Stress fractures are most commonly seen in the lower extremity including the femur, tibia, and feet. They are frequently prevalent in athletes, the elderly, diabetics with neuropathy, and individuals with hip abnormalities. A stress fracture occurs from repetitive stress that exceeds the body’s ability to heal and remodel and is considered a fatigue failure of the bone. The fracture starts as a microscopic fracture, and if not healed, progresses to a macroscopic fracture that can be visible on xrays. In the hips they occur most commonly in the femoral neck in two types; tension or compressive stress fracture. A tension stress fracture occurs on the top of the femoral neck and frequently does not heal on its on with non-weight bearing but requires surgical fixation. A compression stress fracture occurs on the undersurface of the femoral neck and can heal with simple observation, activity modification and a period of non-weight bearing.
Stress fractures can present as a gradual pain or a sudden pain after a recent history of increased activity level. Swelling can also be present that is focused in the area of injury. The pain is worsened when standing or during physical activity that stresses the bone. Patients frequently limp, but are usually able to put some weight through their affected leg that may worsen the pain.

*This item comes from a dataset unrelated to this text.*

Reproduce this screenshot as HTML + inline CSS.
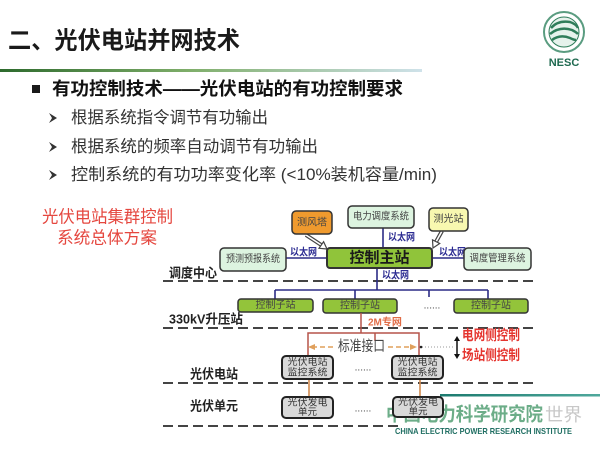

Diagnosis is made by history of pain and swelling of the hip without a known specific trauma or after a recent increased activity level. Pain and swelling are usually focused to the area of the injury. X-rays are often normal in the first two to three weeks when the fracture is on a microscopic scale, but as the fracture progresses, the fracture line may or may not be visible on xray. An MRI scan can be helpful if the diagnosis is unclear, and can show edema and swelling in the suspected area as well as the surrounding soft tissue. Physical examination is usually the first point of contact.
Fractures are typically caused by an accident or traumatic event, and are not always preventable. Stress fractures, however, are from overuse injuries and a sudden increase in activity. These injuries can be prevented by stopping the aggravating/overuse activity and to rest.